The pattern is instructive. Affiliates gain initial access through a vulnerable appliance, establish persistence, move laterally through the network over days or weeks, and only deploy ransomware payloads after they have mapped the environment and exfiltrated sensitive data. By the time encryption begins, the attacker has already won. The ransom is almost secondary to the data leverage they have already secured.

How do we defend against an adversary who is already inside before we know they arrived?

This is the question that exposes the limits of perimeter-based security thinking. The answer lies in assuming breach as a default posture, implementing zero-trust network segmentation, and investing heavily in behavioral detection capabilities that can identify anomalous lateral movement before it reaches critical assets. Your network appliances—firewalls, VPN concentrators, load balancers—must be treated with the same patch urgency as your application servers. A six-month-old firmware vulnerability on an edge device is not a maintenance backlog item. It is an open door.

Closing the Sentinel Detection Gap

Microsoft Sentinel is one of the most widely deployed SIEM platforms in enterprise environments, and its detection capabilities are only as strong as the queries that power them. A recent analysis revealed seven critical detection queries that organizations commonly miss when configuring their Sentinel deployments. These gaps represent blind spots in threat visibility—scenarios where malicious activity is occurring in the environment but generating no alerts, no incidents, and no response.

The categories of missed detection typically include anomalous authentication patterns from non-human identities, unusual data exfiltration behaviors from cloud storage services, privilege escalation events in hybrid identity environments, and lateral movement indicators that cross the boundary between on-premises and cloud workloads. Each missed query is a story that your security operations center is never told. And stories untold are threats unaddressed.

How do we ensure our detection coverage is actually complete and not just theoretically comprehensive?

The discipline of detection engineering requires treating your query library as a living product, not a one-time configuration. Organizations that lead in security posture conduct regular purple team exercises where red team scenarios are mapped against existing detection coverage to identify gaps. They also benchmark their detection logic against frameworks like MITRE ATT&CK to ensure that the tactics, techniques, and procedures used by real adversaries are represented in their alerting logic. If your Sentinel deployment has not been audited for detection completeness in the last 90 days, that audit should begin this week.

Building a Resilient AI-Era Security Strategy

The threads running through every challenge discussed here—secrets sprawl, infrastructure DDoS, supply chain compromise, network appliance exploitation, and detection gaps—share a common root cause. Organizations are deploying capability faster than they are deploying governance. AI agents, cloud-native architectures, and open-source ecosystems have dramatically accelerated the pace of innovation. But they have also dramatically expanded the attack surface in ways that traditional security operating models were not designed to absorb.

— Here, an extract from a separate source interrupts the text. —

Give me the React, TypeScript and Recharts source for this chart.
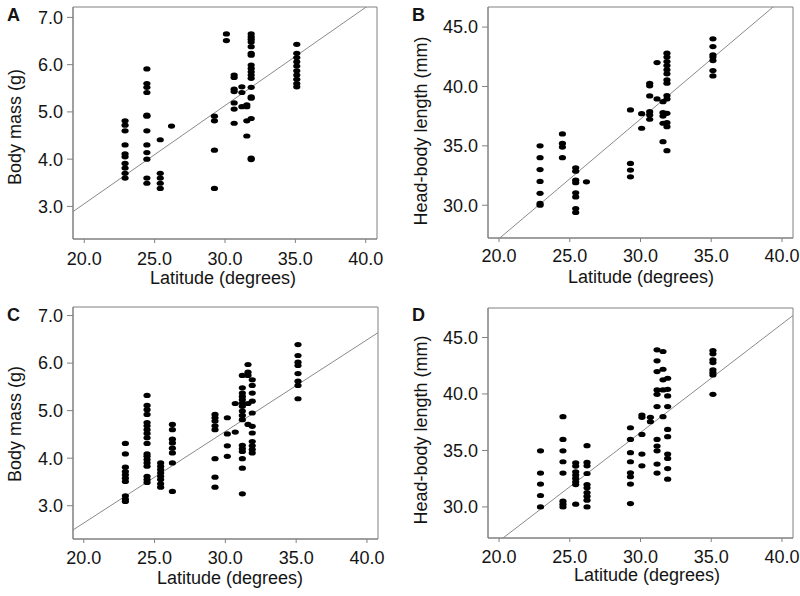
import React from 'react';
import {
  ScatterChart,
  Scatter,
  XAxis,
  YAxis,
  ReferenceLine,
  ReferenceArea,
  Label,
} from 'recharts';

// columns of points: [latitude, values at that latitude]
type Column = [number, number[]];

const latitudeTicks = [20, 25, 30, 35, 40];
const massTicks = [3, 4, 5, 6, 7];
const lengthTicks = [30, 35, 40, 45];

const massA: Column[] = [
  [22.9, [4.81, 4.72, 4.6, 4.3, 4.11, 4.05, 3.91, 3.81, 3.7, 3.6]],
  [24.45, [5.91, 5.6, 5.52, 5.41, 4.93, 4.91, 4.6, 4.3, 4.14, 4.0, 3.6, 3.49]],
  [25.4, [4.41, 3.7, 3.6, 3.49, 3.38]],
  [26.2, [4.7]],
  [29.25, [4.91, 4.81, 4.19, 3.38]],
  [30.1, [6.65, 6.51]],
  [30.65, [5.78, 5.73, 5.48, 5.43, 5.19, 5.06, 4.76]],
  [31.2, [5.53, 5.41, 5.11]],
  [31.55, [5.15, 5.11, 4.81, 4.49]],
  [31.86, [6.65, 6.59, 6.54, 6.48, 6.38, 6.24, 6.2, 5.99, 5.92, 5.85, 5.78, 5.71, 5.52, 5.32, 5.29, 4.86, 4.02, 3.99]],
  [35.1, [6.43, 6.24, 6.15, 6.06, 5.97, 5.87, 5.78, 5.69, 5.6, 5.53]],
];

const lengthB: Column[] = [
  [22.9, [35.0, 34.0, 33.0, 32.0, 31.0, 30.15, 30.0]],
  [24.48, [36.0, 35.2, 34.9, 34.0]],
  [25.42, [33.15, 32.87, 32.11, 31.89, 31.04, 30.7, 29.72, 29.39]],
  [26.18, [31.97]],
  [29.29, [38.02, 33.52, 32.96, 32.39]],
  [30.08, [37.71, 36.48]],
  [30.65, [40.27, 40.05, 39.2, 37.88, 37.6, 37.24]],
  [31.17, [42.01, 38.95]],
  [31.59, [38.72, 37.79, 37.51, 36.9, 35.35]],
  [31.87, [42.8, 42.47, 42.1, 41.76, 41.4, 41.06, 40.55, 40.27, 39.23, 38.95, 37.74, 36.95, 36.61, 34.59]],
  [35.12, [44.01, 43.36, 42.66, 42.47, 42.18, 41.34, 40.89]],
];

const massC: Column[] = [
  [22.94, [4.31, 4.09, 3.81, 3.72, 3.65, 3.58, 3.51, 3.21, 3.14, 3.09]],
  [24.47, [5.32, 5.11, 5.02, 4.92, 4.75, 4.68, 4.6, 4.52, 4.43, 4.31, 4.09, 4.04, 3.97, 3.9, 3.83, 3.62, 3.55, 3.49]],
  [25.43, [3.9, 3.83, 3.76, 3.69, 3.62, 3.55, 3.46, 3.39]],
  [26.26, [4.71, 4.6, 4.4, 4.32, 4.21, 4.11, 3.9, 3.3]],
  [29.27, [4.92, 4.85, 4.78, 4.68, 4.6, 3.99, 3.6, 3.39]],
  [30.14, [4.85, 4.51, 4.26, 4.04]],
  [30.7, [5.15, 4.55]],
  [31.2, [5.74, 5.48, 5.37, 5.3, 5.23, 5.16, 5.09, 4.99, 4.9, 4.81, 4.27, 4.2, 4.14, 3.99, 3.79, 3.25]],
  [31.6, [5.97, 5.81, 5.74, 5.15, 4.71]],
  [31.9, [5.65, 5.53, 5.37, 5.2, 4.95, 4.67, 4.53, 4.35, 4.26, 4.18, 4.11]],
  [35.13, [6.39, 6.16, 6.02, 5.95, 5.78, 5.62, 5.53, 5.25]],
];

const lengthD: Column[] = [
  [22.93, [34.97, 33.0, 32.02, 31.01, 30.0]],
  [24.52, [37.99, 35.98, 34.97, 34.0, 33.0, 30.51, 30.24, 30.0]],
  [25.42, [33.91, 33.62, 33.11, 32.82, 32.52, 32.22, 31.98, 30.24]],
  [26.22, [35.42, 33.94, 33.64, 32.96, 31.98, 31.69, 31.27, 30.95, 30.6, 30.0]],
  [29.29, [37.01, 35.98, 34.8, 34.0, 33.02, 32.67, 32.02, 30.3]],
  [30.1, [38.14, 37.93, 36.42, 34.68, 33.64]],
  [30.7, [37.93, 37.55]],
  [31.17, [43.91, 42.93, 41.98, 40.36, 39.97, 38.88, 35.98, 35.39, 34.97, 33.79, 33.0]],
  [31.59, [43.76, 42.19, 41.25, 40.36, 37.99]],
  [31.92, [41.39, 40.41, 39.83, 38.88, 36.86, 36.22, 34.68, 34.29, 33.4, 32.46]],
  [35.12, [43.85, 43.55, 43.02, 42.78, 42.13, 41.89, 41.69, 39.97]],
];

// regression line end points [lat, value]
const fitA: [number, number][] = [[19.2, 2.89], [40.8, 7.38]];
const fitB: [number, number][] = [[19.22, 26.4], [40.78, 48.11]];
const fitC: [number, number][] = [[19.24, 2.49], [40.78, 6.64]];
const fitD: [number, number][] = [[19.22, 26.23], [40.78, 46.95]];

const FONT = '"Liberation Sans", Arial, Helvetica, sans-serif';
const GREY = '#808080';
const INK = '#141414';
const FS = 18;

const toPoints = (cols: Column[]) =>
  cols.flatMap(([lat, vals]) => vals.map((v) => ({ lat, v })));

const Dot = (p: any) => <ellipse cx={p.cx} cy={p.cy} rx={3.6} ry={2.6} fill="#000" />;

interface PanelProps {
  letter: string;
  cols: Column[];
  fit: [number, number][];
  yLabel: string;
  yTicks: number[];
  xDomain: [number, number];
  yDomain: [number, number];
  left: number;
  top: number;
  width: number;
  height: number;
  margin: { top: number; right: number };
  yWidth: number;
  xHeight: number;
  yLabelPos: [number, number]; // centre of rotated label
  xLabelPos: [number, number]; // centre x, baseline y
  xTickMargin: number;
  letterPos: [number, number];
}

const Panel: React.FC<PanelProps> = (p) => {
  const data = toPoints(p.cols);
  const tickStyle = { fill: INK, fontSize: FS, fontFamily: FONT };
  return (
    <div style={{ position: 'absolute', left: p.left, top: p.top }}>
      <ScatterChart
        width={p.width}
        height={p.height}
        margin={{ top: p.margin.top, right: p.margin.right, left: 0, bottom: 0 }}
        style={{ fontFamily: FONT }}
      >
        <XAxis
          type="number"
          dataKey="lat"
          domain={p.xDomain}
          allowDataOverflow
          ticks={latitudeTicks}
          tickFormatter={(v: number) => v.toFixed(1)}
          height={p.xHeight}
          tickSize={4}
          tickMargin={p.xTickMargin}
          stroke={GREY}
          tick={tickStyle}
        >
          <Label
            content={() => (
              <text
                x={p.xLabelPos[0]}
                y={p.xLabelPos[1]}
                textAnchor="middle"
                fill={INK}
                fontSize={FS}
                fontFamily={FONT}
              >
                Latitude (degrees)
              </text>
            )}
          />
        </XAxis>
        <YAxis
          type="number"
          dataKey="v"
          domain={p.yDomain}
          allowDataOverflow
          ticks={p.yTicks}
          tickFormatter={(v: number) => v.toFixed(1)}
          width={p.yWidth}
          tickSize={6}
          tickMargin={4}
          stroke={GREY}
          tick={tickStyle}
        >
          <Label
            content={() => (
              <text
                x={p.yLabelPos[0]}
                y={p.yLabelPos[1]}
                transform={`rotate(-90, ${p.yLabelPos[0]}, ${p.yLabelPos[1]})`}
                textAnchor="middle"
                dominantBaseline="central"
                fill={INK}
                fontSize={FS}
                fontFamily={FONT}
              >
                {p.yLabel}
              </text>
            )}
          />
        </YAxis>
        <ReferenceArea
          x1={p.xDomain[0]}
          x2={p.xDomain[1]}
          y1={p.yDomain[0]}
          y2={p.yDomain[1]}
          fill="none"
          stroke={GREY}
          strokeWidth={1}
          ifOverflow="visible"
        />
        <ReferenceLine
          segment={p.fit.map(([x, y]) => ({ x, y }))}
          stroke="#8a8a8a"
          strokeWidth={1}
          ifOverflow="hidden"
        />
        <Scatter data={data} shape={Dot} isAnimationActive={false} />
      </ScatterChart>
      <div
        style={{
          position: 'absolute',
          left: p.letterPos[0],
          top: p.letterPos[1],
          fontFamily: FONT,
          fontWeight: 'bold',
          fontSize: 18,
          lineHeight: 1,
          color: INK,
        }}
      >
        {p.letter}
      </div>
    </div>
  );
};

export default function App() {
  return (
    <div style={{ position: 'absolute', left: 0, top: 0, width: 800, height: 596, background: '#fff', overflow: 'hidden' }}>
      <Panel
        letter="A"
        cols={massA}
        fit={fitA}
        yLabel="Body mass (g)"
        yTicks={massTicks}
        xDomain={[19.2, 40.8]}
        yDomain={[2.31, 7.22]}
        left={0}
        top={0}
        width={400}
        height={296}
        margin={{ top: 7, right: 23 }}
        yWidth={73}
        xHeight={57}
        yLabelPos={[15, 127]}
        xLabelPos={[223, 284]}
        xTickMargin={9}
        letterPos={[7, 6]}
      />
      <Panel
        letter="B"
        cols={lengthB}
        fit={fitB}
        yLabel="Head-body length (mm)"
        yTicks={lengthTicks}
        xDomain={[19.22, 40.78]}
        yDomain={[27.24, 46.69]}
        left={400}
        top={0}
        width={400}
        height={296}
        margin={{ top: 7, right: 7 }}
        yWidth={88}
        xHeight={58}
        yLabelPos={[21, 131]}
        xLabelPos={[241, 283]}
        xTickMargin={7}
        letterPos={[12, 6]}
      />
      <Panel
        letter="C"
        cols={massC}
        fit={fitC}
        yLabel="Body mass (g)"
        yTicks={massTicks}
        xDomain={[19.24, 40.78]}
        yDomain={[2.3, 7.18]}
        left={0}
        top={296}
        width={400}
        height={300}
        margin={{ top: 11, right: 22 }}
        yWidth={73}
        xHeight={57}
        yLabelPos={[15, 128]}
        xLabelPos={[230, 288]}
        xTickMargin={8}
        letterPos={[7, 10]}
      />
      <Panel
        letter="D"
        cols={lengthD}
        fit={fitD}
        yLabel="Head-body length (mm)"
        yTicks={lengthTicks}
        xDomain={[19.22, 40.78]}
        yDomain={[27.25, 47.61]}
        left={400}
        top={296}
        width={400}
        height={300}
        margin={{ top: 12, right: 7 }}
        yWidth={88}
        xHeight={58}
        yLabelPos={[21, 134]}
        xLabelPos={[247, 285]}
        xTickMargin={8}
        letterPos={[12, 10]}
      />
    </div>
  );
}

The executives who will navigate this landscape successfully are not those who slow down innovation. They are those who build security velocity to match innovation velocity—embedding access management, dependency governance, detection engineering, and threat intelligence into the operational rhythms of their organizations rather than treating them as periodic compliance exercises.

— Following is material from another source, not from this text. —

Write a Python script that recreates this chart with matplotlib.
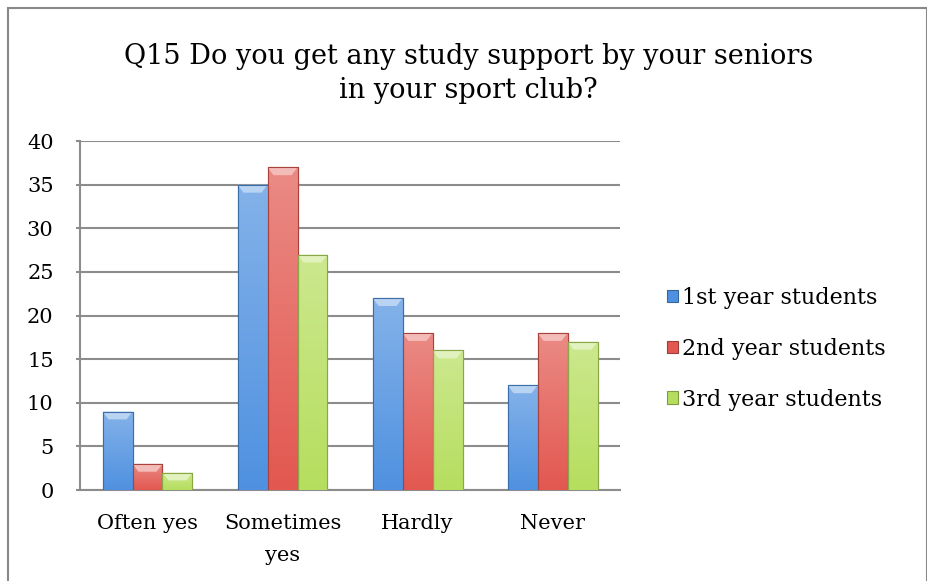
import numpy as np
import matplotlib.pyplot as plt
from matplotlib.colors import to_rgb
from matplotlib.patches import Rectangle

categories = ["Often yes", "Sometimes\nyes", "Hardly", "Never"]
series_names = ["1st year students", "2nd year students", "3rd year students"]
first_year = [9, 35, 22, 12]
second_year = [3, 37, 18, 18]
third_year = [2, 27, 16, 17]
colors = ["#4F91E0", "#E25850", "#B6DE5E"]

plt.rcParams["font.family"] = ["DejaVu Serif"]

fig = plt.figure(figsize=(9.28, 5.81), dpi=100)
# grey border round the chart area
fig.patches.append(Rectangle((0.009, -0.01), 0.99, 0.996, transform=fig.transFigure,
                             fill=False, edgecolor="#888888", linewidth=1.5))
ax = fig.add_axes([0.0862, 0.1566, 0.582, 0.6004])

x = np.arange(len(categories))
width = 0.222

for i, (vals, name, col) in enumerate(zip([first_year, second_year, third_year], series_names, colors)):
    base = np.array(to_rgb(col))
    bars = ax.bar(x + (i - 1) * width, vals, width, color=col, label=name,
                  edgecolor=tuple(base * 0.7), linewidth=0.8, zorder=3)
    light = base * 0.7 + 0.3
    grad = np.linspace(0, 1, 64)
    img = np.array([light * (1 - g) + base * g for g in grad])[:, None, :]
    for b in bars:
        bx, bw, bh = b.get_x(), b.get_width(), b.get_height()
        im = ax.imshow(img, extent=(bx, bx + bw, 0, bh), aspect="auto", origin="upper",
                       zorder=3.5, interpolation="bicubic")
        im.set_clip_path(b)
        # bevelled top
        ax.fill([bx, bx + bw, bx + bw * 0.8, bx + bw * 0.2],
                [bh, bh, bh - 0.9, bh - 0.9], color=tuple(base * 0.4 + 0.6),
                zorder=4, linewidth=0)
        ax.plot([bx, bx, bx + bw, bx + bw], [0, bh, bh, 0], color=tuple(base * 0.75),
                linewidth=0.8, zorder=4.5)

ax.set_xlim(-0.5, 3.5)
ax.set_ylim(0, 40)
ax.set_yticks(range(0, 41, 5))
ax.set_xticks(x)
ax.set_xticklabels(categories, fontsize=15, linespacing=1.9)
ax.tick_params(axis="y", labelsize=15, length=3, width=1.5, color="#8c8c8c", pad=16)
ax.tick_params(axis="x", length=0, pad=17)
ax.grid(axis="y", color="#8c8c8c", linewidth=1.5, zorder=0)
for s in ["top", "right"]:
    ax.spines[s].set_visible(False)
for s in ["left", "bottom"]:
    ax.spines[s].set_color("#8c8c8c")
    ax.spines[s].set_linewidth(1.5)

fig.text(0.505, 0.926, "Q15 Do you get any study support by your seniors\nin your sport club?",
         ha="center", va="top", fontsize=19.5, linespacing=1.35)

ax.legend(loc="center left", bbox_to_anchor=(1.05, 0.405), frameon=False, fontsize=16,
          labelspacing=1.3, handlelength=0.5, handleheight=0.5, handletextpad=0.15)

fig.savefig("out.png", dpi=100)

The threat frontier has moved. The question is whether your security strategy has moved with it.

Summary

• AI access management is a strategic imperative as AI agents create secrets sprawl—thousands of unmanaged credentials operating outside traditional identity governance frameworks.
• The 3.5 Tbps DDoS attack on Ubuntu infrastructure signals that foundational platforms are now high-value targets, requiring architecture designed for upstream disruption.
• npm supply chain attacks underscore the need for dependency cooldown policies that introduce time delays before automated package adoption, reducing exposure to malicious updates.
• Qilin RaaS affiliates exploit network appliance vulnerabilities to gain persistent, silent access weeks before deploying ransomware—demanding zero-trust segmentation and aggressive patch discipline.
• Seven commonly missed Sentinel detection queries create critical visibility blind spots; detection coverage must be treated as a living product, not a static configuration.
• The unifying strategic imperative is building security velocity that matches innovation velocity, embedding governance into operational rhythms rather than treating it as a compliance checkpoint.